- _GIVEN RECORDS_
===

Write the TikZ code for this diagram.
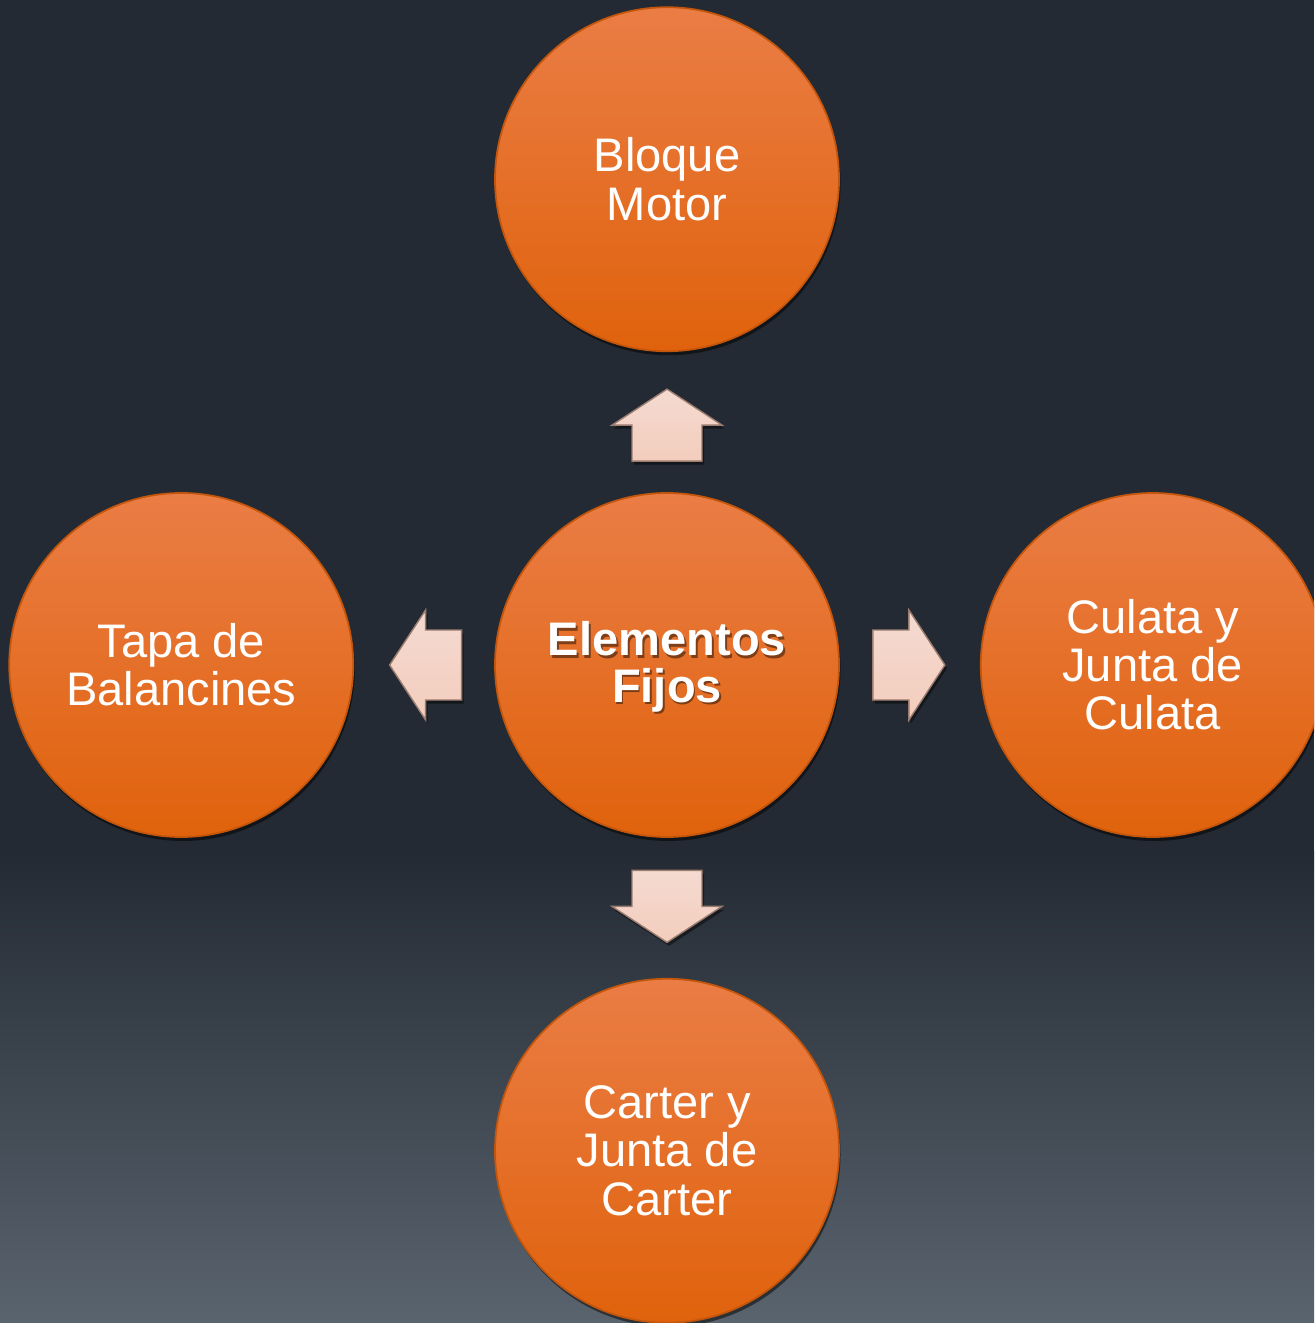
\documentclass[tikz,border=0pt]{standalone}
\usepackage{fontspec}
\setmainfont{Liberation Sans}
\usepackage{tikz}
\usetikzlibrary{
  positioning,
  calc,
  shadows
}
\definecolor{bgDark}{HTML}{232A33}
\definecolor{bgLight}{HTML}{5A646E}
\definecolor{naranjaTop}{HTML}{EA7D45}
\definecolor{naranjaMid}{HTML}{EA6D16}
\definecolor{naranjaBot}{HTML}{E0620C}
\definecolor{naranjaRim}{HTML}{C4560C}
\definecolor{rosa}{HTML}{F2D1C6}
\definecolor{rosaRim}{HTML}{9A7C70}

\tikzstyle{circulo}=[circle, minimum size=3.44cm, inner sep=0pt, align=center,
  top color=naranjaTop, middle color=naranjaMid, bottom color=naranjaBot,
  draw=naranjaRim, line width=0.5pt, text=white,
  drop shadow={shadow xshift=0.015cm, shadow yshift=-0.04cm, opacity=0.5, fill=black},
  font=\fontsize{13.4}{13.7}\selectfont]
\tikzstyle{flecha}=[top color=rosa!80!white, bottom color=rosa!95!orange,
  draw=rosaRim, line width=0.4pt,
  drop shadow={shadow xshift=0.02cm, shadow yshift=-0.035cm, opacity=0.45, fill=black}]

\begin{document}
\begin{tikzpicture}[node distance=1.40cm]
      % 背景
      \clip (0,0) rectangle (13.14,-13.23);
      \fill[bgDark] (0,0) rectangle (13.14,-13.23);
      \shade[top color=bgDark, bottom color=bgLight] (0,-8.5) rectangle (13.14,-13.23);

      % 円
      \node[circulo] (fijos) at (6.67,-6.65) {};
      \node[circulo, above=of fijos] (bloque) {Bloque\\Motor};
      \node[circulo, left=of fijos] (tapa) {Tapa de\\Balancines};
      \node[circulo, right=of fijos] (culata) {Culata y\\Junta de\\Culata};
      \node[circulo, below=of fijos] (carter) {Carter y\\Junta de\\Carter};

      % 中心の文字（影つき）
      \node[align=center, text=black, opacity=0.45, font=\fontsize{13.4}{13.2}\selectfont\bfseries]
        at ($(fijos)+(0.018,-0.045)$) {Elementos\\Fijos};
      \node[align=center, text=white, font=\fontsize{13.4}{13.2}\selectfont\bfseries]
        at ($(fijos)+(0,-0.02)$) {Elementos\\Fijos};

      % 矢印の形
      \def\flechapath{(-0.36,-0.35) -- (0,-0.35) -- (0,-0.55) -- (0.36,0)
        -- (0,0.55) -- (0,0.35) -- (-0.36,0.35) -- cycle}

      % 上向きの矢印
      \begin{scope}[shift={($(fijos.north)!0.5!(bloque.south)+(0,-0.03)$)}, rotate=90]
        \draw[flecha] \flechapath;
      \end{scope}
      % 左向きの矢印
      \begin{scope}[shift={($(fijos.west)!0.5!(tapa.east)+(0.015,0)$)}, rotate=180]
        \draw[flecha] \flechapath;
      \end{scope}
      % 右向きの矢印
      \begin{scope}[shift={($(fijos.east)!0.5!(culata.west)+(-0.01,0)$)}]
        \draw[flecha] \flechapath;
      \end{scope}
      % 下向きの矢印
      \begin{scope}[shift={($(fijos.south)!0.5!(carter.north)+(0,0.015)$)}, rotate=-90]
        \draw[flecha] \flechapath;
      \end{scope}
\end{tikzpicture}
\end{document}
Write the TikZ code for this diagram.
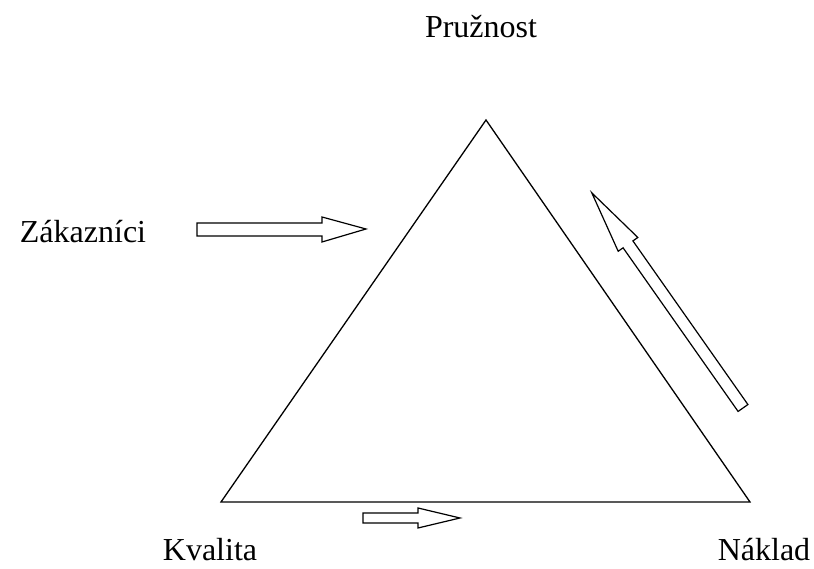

===

Write the lines above out again exactly, without any of their pictures.

- _PROBLEM SOLUTION_
Write the TikZ code for this diagram.
\documentclass[tikz,border=0pt]{standalone}
\usepackage{fontspec}
\setmainfont{Liberation Sans}
\usepackage{tikz}
\usetikzlibrary{
  positioning,
  calc,
  shadows
}
\definecolor{bgDark}{HTML}{232A33}
\definecolor{bgLight}{HTML}{5A646E}
\definecolor{naranjaTop}{HTML}{EA7D45}
\definecolor{naranjaMid}{HTML}{EA6D16}
\definecolor{naranjaBot}{HTML}{E0620C}
\definecolor{naranjaRim}{HTML}{C4560C}
\definecolor{rosa}{HTML}{F2D1C6}
\definecolor{rosaRim}{HTML}{9A7C70}

\tikzstyle{circulo}=[circle, minimum size=3.44cm, inner sep=0pt, align=center,
  top color=naranjaTop, middle color=naranjaMid, bottom color=naranjaBot,
  draw=naranjaRim, line width=0.5pt, text=white,
  drop shadow={shadow xshift=0.015cm, shadow yshift=-0.04cm, opacity=0.5, fill=black},
  font=\fontsize{13.4}{13.7}\selectfont]
\tikzstyle{flecha}=[top color=rosa!80!white, bottom color=rosa!95!orange,
  draw=rosaRim, line width=0.4pt,
  drop shadow={shadow xshift=0.02cm, shadow yshift=-0.035cm, opacity=0.45, fill=black}]

\begin{document}
\begin{tikzpicture}[node distance=1.40cm]
      % 背景
      \clip (0,0) rectangle (13.14,-13.23);
      \fill[bgDark] (0,0) rectangle (13.14,-13.23);
      \shade[top color=bgDark, bottom color=bgLight] (0,-8.5) rectangle (13.14,-13.23);

      % 円
      \node[circulo] (fijos) at (6.67,-6.65) {};
      \node[circulo, above=of fijos] (bloque) {Bloque\\Motor};
      \node[circulo, left=of fijos] (tapa) {Tapa de\\Balancines};
      \node[circulo, right=of fijos] (culata) {Culata y\\Junta de\\Culata};
      \node[circulo, below=of fijos] (carter) {Carter y\\Junta de\\Carter};

      % 中心の文字（影つき）
      \node[align=center, text=black, opacity=0.45, font=\fontsize{13.4}{13.2}\selectfont\bfseries]
        at ($(fijos)+(0.018,-0.045)$) {Elementos\\Fijos};
      \node[align=center, text=white, font=\fontsize{13.4}{13.2}\selectfont\bfseries]
        at ($(fijos)+(0,-0.02)$) {Elementos\\Fijos};

      % 矢印の形
      \def\flechapath{(-0.36,-0.35) -- (0,-0.35) -- (0,-0.55) -- (0.36,0)
        -- (0,0.55) -- (0,0.35) -- (-0.36,0.35) -- cycle}

      % 上向きの矢印
      \begin{scope}[shift={($(fijos.north)!0.5!(bloque.south)+(0,-0.03)$)}, rotate=90]
        \draw[flecha] \flechapath;
      \end{scope}
      % 左向きの矢印
      \begin{scope}[shift={($(fijos.west)!0.5!(tapa.east)+(0.015,0)$)}, rotate=180]
        \draw[flecha] \flechapath;
      \end{scope}
      % 右向きの矢印
      \begin{scope}[shift={($(fijos.east)!0.5!(culata.west)+(-0.01,0)$)}]
        \draw[flecha] \flechapath;
      \end{scope}
      % 下向きの矢印
      \begin{scope}[shift={($(fijos.south)!0.5!(carter.north)+(0,0.015)$)}, rotate=-90]
        \draw[flecha] \flechapath;
      \end{scope}
\end{tikzpicture}
\end{document}
Write the TikZ code for this diagram.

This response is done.